Insights

Wine Equalisation Tax and your ERP Software

If your business makes wine, imports wine into Australia or is a wholesaler of wine, your business software or ERP system will have to account for Wine Equalisation Tax (WET). 

This tax is generally intended to be paid on the last wholesale sale of wine, which most commonly is between the wholesaler and retailer. The WET is collected and remitted by wine manufacturers, wine wholesalers, and wine importers to the ATO reporting via an organisation's Business Activity Statement (BAS). Wine retailers normally pay WET to their supplier as part of the purchase price. No input tax credit applies on the WET component of the purchase price.

WET may apply in other circumstances - such as cellar door sales or tastings - where there hasn't been a wholesale sale. WET is also payable on imports of wine (whether or not you are registered for GST).

The application and recording of this tax can be a burden on businesses and not all Business Software or ERP Systems can handle it efficiently.

In MYOB Advanced, customers and suppliers are linked to ‘Tax Zones’ and inventory items are linked to ‘Tax Categories’. This combination allows a business to sell the same inventory item to a wholesaler or via the cellar door using different tax calculation methods- a benefit that allows maximum flexibility. That is, MYOB Advanced can calculate the WET for both wholesale (29% pre-GST) activities and for the cellar door (50% of GST-inclusive method).

History of the Wine Equalisation Tax. 

The WET system was introduced in the year 2000, alongside the rollout of the GST. It was at this point that the sales tax system was repealed, and WET was ostensibly introduced to ensure that the price of wine remained stable (and the government continued to receive its tax revenue) following the introduction of GST. Sales tax at the time on wine was 41% of the value of wine, whereas GST was 10%. WET was initially introduced at 29% (pre- GST) and therefore when GST is applied, the end result is approximately equivalent to the pre-WET sales tax level. Refer below for an example:

 

Wet tax table

 

The structure of the sales tax legislation was effectively inserted into the WET legislation, resulting in many similarities. 

The goal of WET was to apply tax on Australian and imported wine sold / purchased domestically. WET is a self-assessment system, unlike Excise Duty and Customs Duty, which are complex licence and permission systems.

WET is normally applied only once usually falling on the last wholesale portion of the sales process. This is achieved through exemptions and credits.

Basic Principals

WET applies to assessable dealings with wine. 'Assessable dealings' is a defined term within the legislation. Generally:

  • Wholesale sales of wine, 
  • Imported wine, and 
  • Some retail sales and applications for own use.

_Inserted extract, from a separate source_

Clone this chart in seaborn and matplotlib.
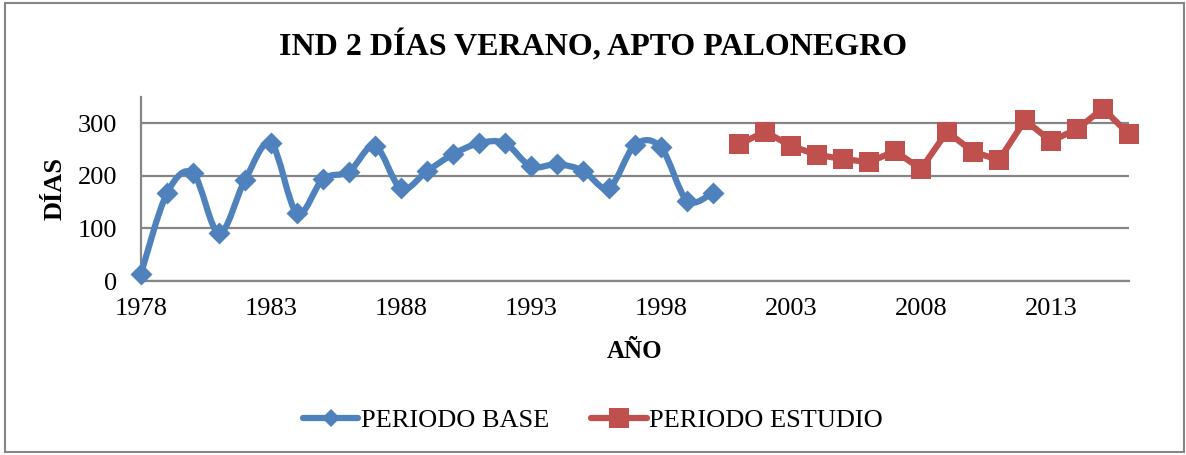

WET is paid by entities that are registered for GST, or are required to be registered for GST. There is no separate legislative registration requirement for WET. When references are made to WET registration, it refers to the requirement to be registered for GST. Once and individual or organisation is registered or required to be registered for GST, and assessable dealings with wine occur, the ATO must be advised to have a 'WET role' added to their account.

WET is generally paid by wine manufacturers, wholesalers and importers. However, when there is no wholesaler in the sale of the sales chain (for example, a winery that makes retail or cellar door sales to the end consumer), the equivalent of a wholesale selling price is allowed for within WET.

Products

'Wine' is a defined term in the legislation and refers to more than just grape generated wine. Some examples are: 

  • Grape wine, 
  • Grape wine products, Fruit or Vegetable wine,
  • Cider or Perry, 
  • Fermented 'mead', and 
  • Fermented 'sake'. 

Never fear, when a beverage contains more than 1.15% ethyl alcohol by volume, and is not defined under the WET definitions, it is subject to excise duty if manufactured in Australia, or subject Customs duty if it is imported so the ATO and Government will get its share. 

An excellent video prepared by the ATO can be found here:

https://www.ato.gov.au/Business/wine-equalisation-tax/

Being able to calculate the WET taking to consideration Exemptions, claiming WET credits and ensuring that you report accurately to the ATO your liabilities and credits is essential. The right Business software can go a long way to ensuring that this is handled accurately and efficiently. 

Become more agile today

Whilst your business may be unique, many of the mandatory requirements imposed on you are not. MYOB Advanced allows you to manage the details efficiently and effectively, allowing you to focus on the big picture. 

The Star team take the time to understand your business, then use our team's extensive experience and the flexibility of MYOB Advanced to create an ERP solution that has been tailored to your current and future needs.

Star can precisely demonstrate how your new MYOB Advanced software can help your business pivot to meet new opportunities and changing market conditions faster. 

Caveat Emptor

This short insight is intended as a discussion starter and not a tax briefing. It represents general information only that is readily available from The Australian Tax Office or your accountant. This should not be the only source of information you rely upon. This information is correct to the best of our ability at time of writing though may change due to updates by the Government and or ATO. Before making any financial and/or tax decisions, we recommend you consult with an accountant to gain the appropriate advice for your business.